• **SUPPLIED DATA**:

━━━━

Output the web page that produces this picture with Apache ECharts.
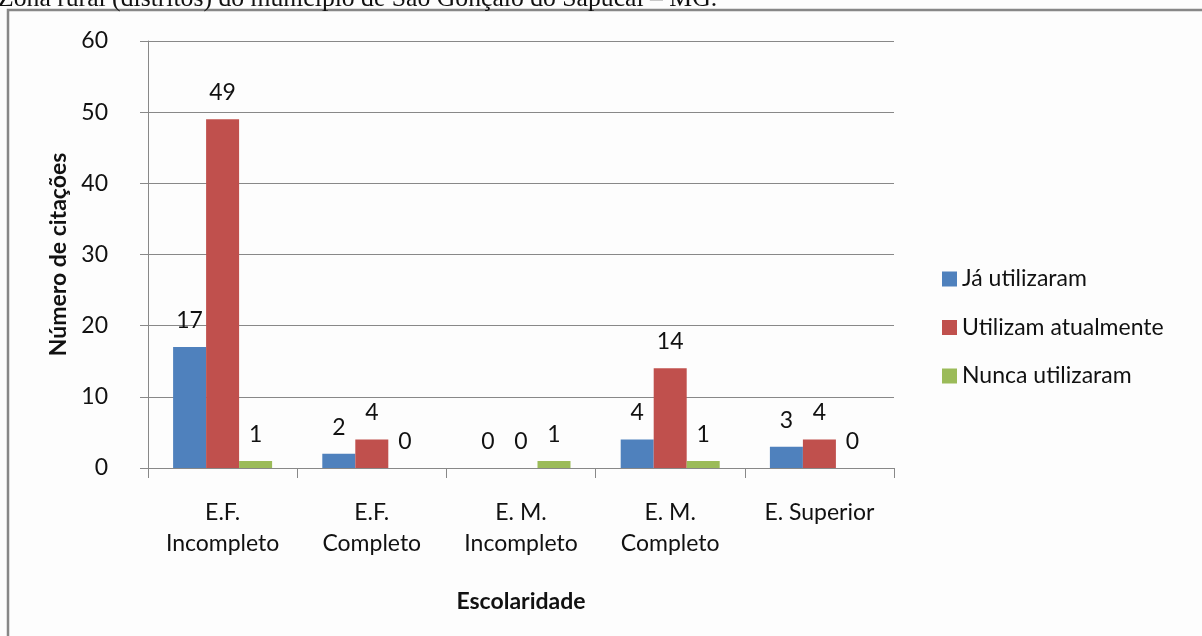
<!DOCTYPE html>
<html>
<head>
<meta charset="utf-8">
<script src="https://cdn.jsdelivr.net/npm/echarts@6/dist/echarts.min.js"></script>
<style>
  html, body { margin: 0; padding: 0; background: #fdfdfd; }
  #chart { width: 1202px; height: 636px; }
</style>
</head>
<body>
<div id="chart"></div>
<script>
// escolaridade x uso
const CATEGORIES = ["E.F.\nIncompleto", "E.F.\nCompleto", "E. M.\nIncompleto", "E. M.\nCompleto", "E. Superior"];
const JA_UTILIZARAM = [17, 2, 0, 4, 3];
const UTILIZAM_ATUALMENTE = [49, 4, 0, 14, 4];
const NUNCA_UTILIZARAM = [1, 0, 1, 1, 0];
const Y_TICKS = { min: 0, max: 60, interval: 10 };

const COL = { ja: "#4F81BD", atual: "#C0504D", nunca: "#9BBB59" };
const FONT = "Lato, 'Noto Sans', sans-serif";
const FS = 23;
const GRAY = "#888888";

const chart = echarts.init(document.getElementById("chart"));

const label = {
  show: true, position: "top", distance: 15,
  fontFamily: FONT, fontSize: FS, color: "#111",
};

function barSeries(name, data, color) {
  return { name, type: "bar", data, barWidth: 33, barGap: 0,
    itemStyle: { color }, label, emphasis: { disabled: true } };
}

chart.setOption({
  animation: false,
  textStyle: { fontFamily: FONT, color: "#111" },
  grid: { left: 148, right: 308, top: 41, bottom: 168 },
  graphic: [
    { type: "rect", shape: { x: 8, y: 10, width: 1300, height: 700 },
      style: { fill: "none", stroke: "#878787", lineWidth: 2.5 }, silent: true },
    { type: "text", left: -2, top: -14,
      style: { text: "Zona rural (distritos) do município de São Gonçalo do Sapucaí – MG.",
        font: "25.7px 'Liberation Serif', serif", fill: "#111" } },
  ],
  legend: {
    data: ["Já utilizaram", "Utilizam atualmente", "Nunca utilizaram"],
    orient: "vertical", left: 937, top: 262, itemGap: 24.5,
    icon: "rect", itemWidth: 15, itemHeight: 15,
    textStyle: { fontFamily: FONT, fontSize: FS, lineHeight: 24, color: "#111" },
    selectedMode: false,
  },
  xAxis: {
    type: "category", data: CATEGORIES,
    axisLine: { lineStyle: { color: GRAY, width: 1 } },
    axisTick: { show: true, length: 10, lineStyle: { color: GRAY } },
    axisLabel: { fontFamily: FONT, fontSize: FS, color: "#111", margin: 29, lineHeight: 31 },
    name: "Escolaridade", nameLocation: "middle", nameGap: 122,
    nameTextStyle: { fontFamily: FONT, fontSize: FS, fontWeight: "bold", color: "#111" },
  },
  yAxis: {
    type: "value", min: Y_TICKS.min, max: Y_TICKS.max, interval: Y_TICKS.interval,
    axisLine: { show: true, lineStyle: { color: GRAY, width: 1 } },
    axisTick: { show: true, length: 8, lineStyle: { color: GRAY } },
    axisLabel: { fontFamily: FONT, fontSize: FS, color: "#111", margin: 40 },
    splitLine: { lineStyle: { color: GRAY, width: 1 } },
    name: "Número de citações", nameLocation: "middle", nameGap: 78,
    nameTextStyle: { fontFamily: FONT, fontSize: FS, fontWeight: "bold", color: "#111" },
  },
  series: [
    barSeries("Já utilizaram", JA_UTILIZARAM, COL.ja),
    barSeries("Utilizam atualmente", UTILIZAM_ATUALMENTE, COL.atual),
    barSeries("Nunca utilizaram", NUNCA_UTILIZARAM, COL.nunca),
  ],
});
</script>
</body>
</html>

━━━━

• **WORK TO BE COMPLETED**: Pictures stay out. Print the data exactly, from its first line through the line containing "60, interval: 10".

• **TASK RESPONSE**:
Output the web page that produces this picture with Apache ECharts.
<!DOCTYPE html>
<html>
<head>
<meta charset="utf-8">
<script src="https://cdn.jsdelivr.net/npm/echarts@6/dist/echarts.min.js"></script>
<style>
  html, body { margin: 0; padding: 0; background: #fdfdfd; }
  #chart { width: 1202px; height: 636px; }
</style>
</head>
<body>
<div id="chart"></div>
<script>
// escolaridade x uso
const CATEGORIES = ["E.F.\nIncompleto", "E.F.\nCompleto", "E. M.\nIncompleto", "E. M.\nCompleto", "E. Superior"];
const JA_UTILIZARAM = [17, 2, 0, 4, 3];
const UTILIZAM_ATUALMENTE = [49, 4, 0, 14, 4];
const NUNCA_UTILIZARAM = [1, 0, 1, 1, 0];
const Y_TICKS = { min: 0, max: 60, interval: 10 };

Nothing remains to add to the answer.